┌─ Record extracts

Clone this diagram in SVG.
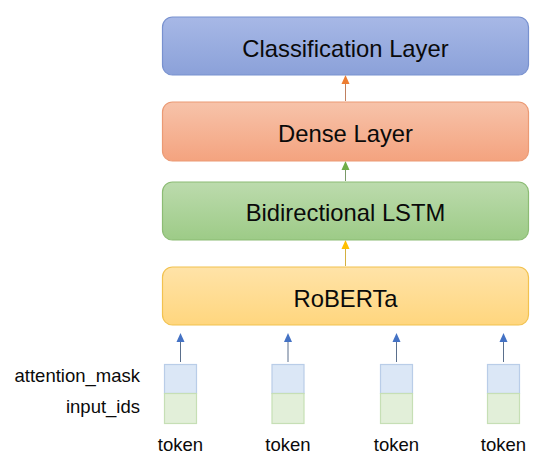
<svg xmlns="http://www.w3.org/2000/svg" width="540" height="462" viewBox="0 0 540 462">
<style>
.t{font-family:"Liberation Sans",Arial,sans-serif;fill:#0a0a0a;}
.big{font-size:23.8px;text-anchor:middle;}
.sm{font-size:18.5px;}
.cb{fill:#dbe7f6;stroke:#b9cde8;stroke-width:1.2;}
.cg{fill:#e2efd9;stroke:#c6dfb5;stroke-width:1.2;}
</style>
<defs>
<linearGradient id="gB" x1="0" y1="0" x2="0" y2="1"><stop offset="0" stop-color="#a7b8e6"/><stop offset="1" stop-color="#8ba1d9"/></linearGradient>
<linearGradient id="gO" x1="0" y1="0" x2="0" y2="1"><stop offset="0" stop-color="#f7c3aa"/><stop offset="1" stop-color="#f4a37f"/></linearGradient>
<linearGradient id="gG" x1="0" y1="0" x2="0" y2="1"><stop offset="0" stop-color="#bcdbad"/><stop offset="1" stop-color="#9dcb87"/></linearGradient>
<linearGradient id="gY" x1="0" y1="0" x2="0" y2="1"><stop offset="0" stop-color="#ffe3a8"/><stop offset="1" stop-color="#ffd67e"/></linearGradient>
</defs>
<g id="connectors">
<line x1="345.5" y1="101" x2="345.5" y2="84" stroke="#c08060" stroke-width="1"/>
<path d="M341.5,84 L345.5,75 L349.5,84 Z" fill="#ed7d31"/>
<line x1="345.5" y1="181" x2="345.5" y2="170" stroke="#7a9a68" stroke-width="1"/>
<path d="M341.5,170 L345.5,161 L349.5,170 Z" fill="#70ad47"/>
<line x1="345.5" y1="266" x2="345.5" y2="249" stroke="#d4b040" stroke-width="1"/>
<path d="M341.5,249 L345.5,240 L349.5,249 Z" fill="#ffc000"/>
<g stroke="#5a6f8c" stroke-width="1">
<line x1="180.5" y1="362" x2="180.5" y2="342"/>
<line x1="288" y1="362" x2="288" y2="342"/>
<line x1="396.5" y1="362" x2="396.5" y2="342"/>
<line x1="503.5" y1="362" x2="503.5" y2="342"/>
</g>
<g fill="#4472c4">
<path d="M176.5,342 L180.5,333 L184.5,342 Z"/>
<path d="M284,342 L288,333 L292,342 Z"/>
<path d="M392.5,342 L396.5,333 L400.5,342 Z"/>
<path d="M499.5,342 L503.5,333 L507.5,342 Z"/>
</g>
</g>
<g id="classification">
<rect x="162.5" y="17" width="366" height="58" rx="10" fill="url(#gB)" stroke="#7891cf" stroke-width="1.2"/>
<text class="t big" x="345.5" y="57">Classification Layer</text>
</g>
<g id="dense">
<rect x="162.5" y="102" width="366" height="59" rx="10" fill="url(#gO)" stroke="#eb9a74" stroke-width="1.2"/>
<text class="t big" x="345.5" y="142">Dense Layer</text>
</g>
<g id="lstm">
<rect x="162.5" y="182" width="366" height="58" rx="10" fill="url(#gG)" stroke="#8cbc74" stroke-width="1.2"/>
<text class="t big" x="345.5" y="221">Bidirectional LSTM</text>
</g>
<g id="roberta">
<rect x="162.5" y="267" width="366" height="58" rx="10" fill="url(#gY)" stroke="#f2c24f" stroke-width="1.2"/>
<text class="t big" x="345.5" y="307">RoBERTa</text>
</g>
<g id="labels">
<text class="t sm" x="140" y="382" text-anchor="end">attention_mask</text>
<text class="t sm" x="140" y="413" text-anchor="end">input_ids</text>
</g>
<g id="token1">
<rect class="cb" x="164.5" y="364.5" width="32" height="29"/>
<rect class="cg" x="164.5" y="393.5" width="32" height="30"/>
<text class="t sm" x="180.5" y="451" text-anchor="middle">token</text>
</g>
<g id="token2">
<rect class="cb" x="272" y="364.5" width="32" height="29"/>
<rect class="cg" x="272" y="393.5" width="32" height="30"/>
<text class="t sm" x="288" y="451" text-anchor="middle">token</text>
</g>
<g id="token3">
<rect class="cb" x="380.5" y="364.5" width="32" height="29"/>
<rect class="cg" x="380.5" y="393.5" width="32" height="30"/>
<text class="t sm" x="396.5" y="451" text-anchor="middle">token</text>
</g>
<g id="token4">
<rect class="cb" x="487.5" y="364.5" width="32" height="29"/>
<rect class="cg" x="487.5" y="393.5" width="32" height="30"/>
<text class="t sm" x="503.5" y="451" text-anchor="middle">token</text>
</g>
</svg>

└─
┌─ Record extracts

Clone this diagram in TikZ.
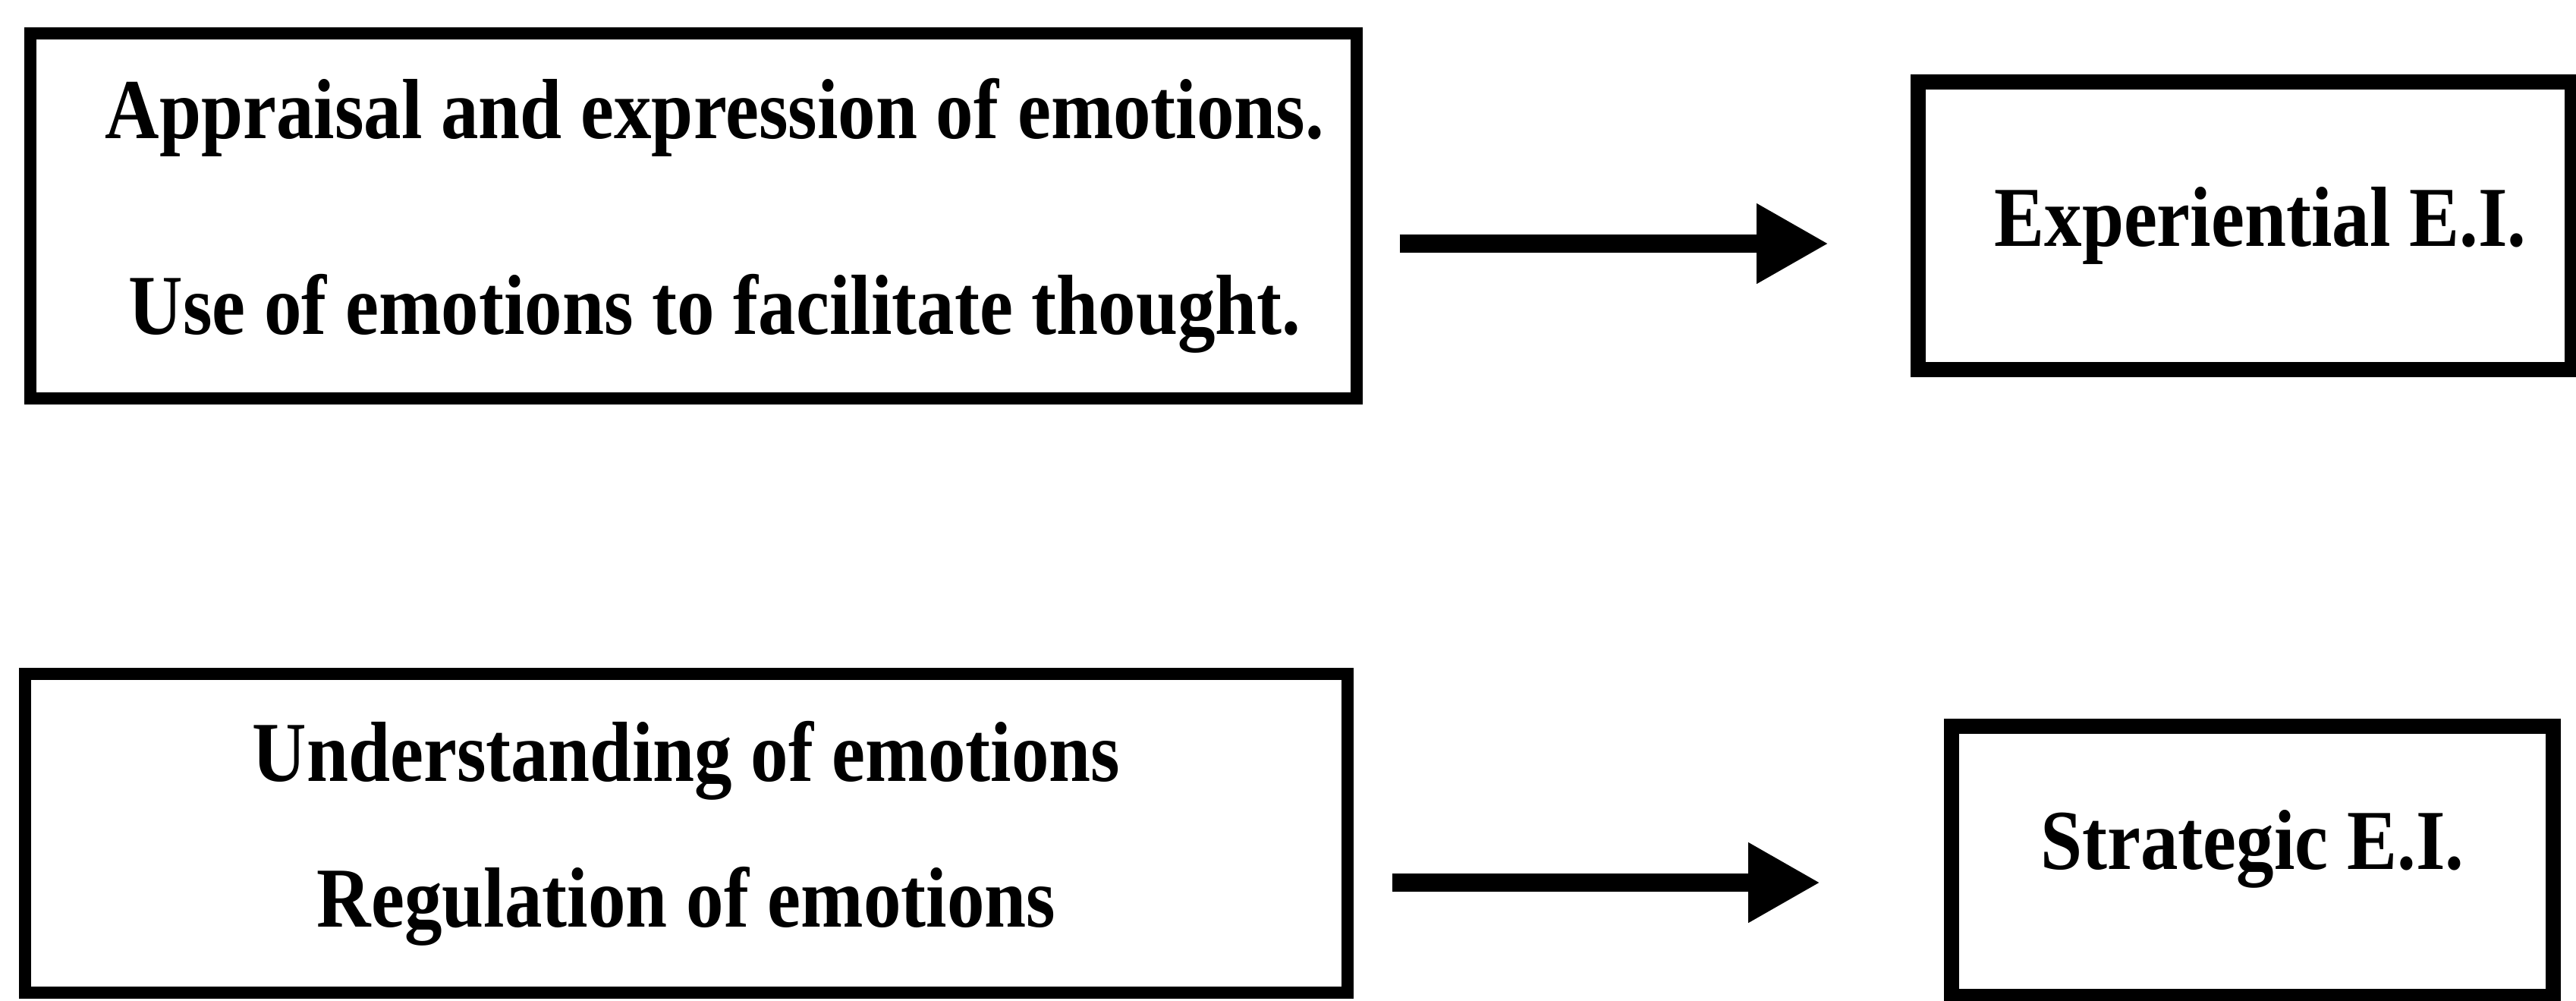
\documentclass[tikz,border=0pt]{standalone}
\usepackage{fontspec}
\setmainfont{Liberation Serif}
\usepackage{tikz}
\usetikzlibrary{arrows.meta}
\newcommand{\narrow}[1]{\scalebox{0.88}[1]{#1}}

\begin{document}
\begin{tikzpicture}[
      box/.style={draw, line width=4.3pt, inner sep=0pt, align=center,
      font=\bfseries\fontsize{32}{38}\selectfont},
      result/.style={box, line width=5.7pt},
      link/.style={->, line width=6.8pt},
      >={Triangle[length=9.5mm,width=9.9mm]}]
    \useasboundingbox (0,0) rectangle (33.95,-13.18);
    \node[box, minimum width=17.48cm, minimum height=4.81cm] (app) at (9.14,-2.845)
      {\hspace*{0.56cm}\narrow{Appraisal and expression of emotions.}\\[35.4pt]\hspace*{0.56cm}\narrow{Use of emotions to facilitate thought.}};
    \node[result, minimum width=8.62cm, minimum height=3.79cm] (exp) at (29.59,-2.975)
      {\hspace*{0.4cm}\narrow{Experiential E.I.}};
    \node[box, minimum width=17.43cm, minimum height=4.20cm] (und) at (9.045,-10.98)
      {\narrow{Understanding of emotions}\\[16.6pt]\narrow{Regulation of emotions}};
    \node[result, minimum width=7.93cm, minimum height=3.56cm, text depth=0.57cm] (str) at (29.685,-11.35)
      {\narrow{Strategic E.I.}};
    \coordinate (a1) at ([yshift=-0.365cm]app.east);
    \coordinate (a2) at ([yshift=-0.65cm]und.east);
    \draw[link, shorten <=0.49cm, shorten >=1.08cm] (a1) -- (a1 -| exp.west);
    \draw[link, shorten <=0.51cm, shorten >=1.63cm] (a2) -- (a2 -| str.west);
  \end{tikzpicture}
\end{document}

└─

Stated exercise: Search the material above for "Clone". Pull out each line where it shows up.

Solved problem:
Clone this diagram in SVG.
Clone this diagram in TikZ.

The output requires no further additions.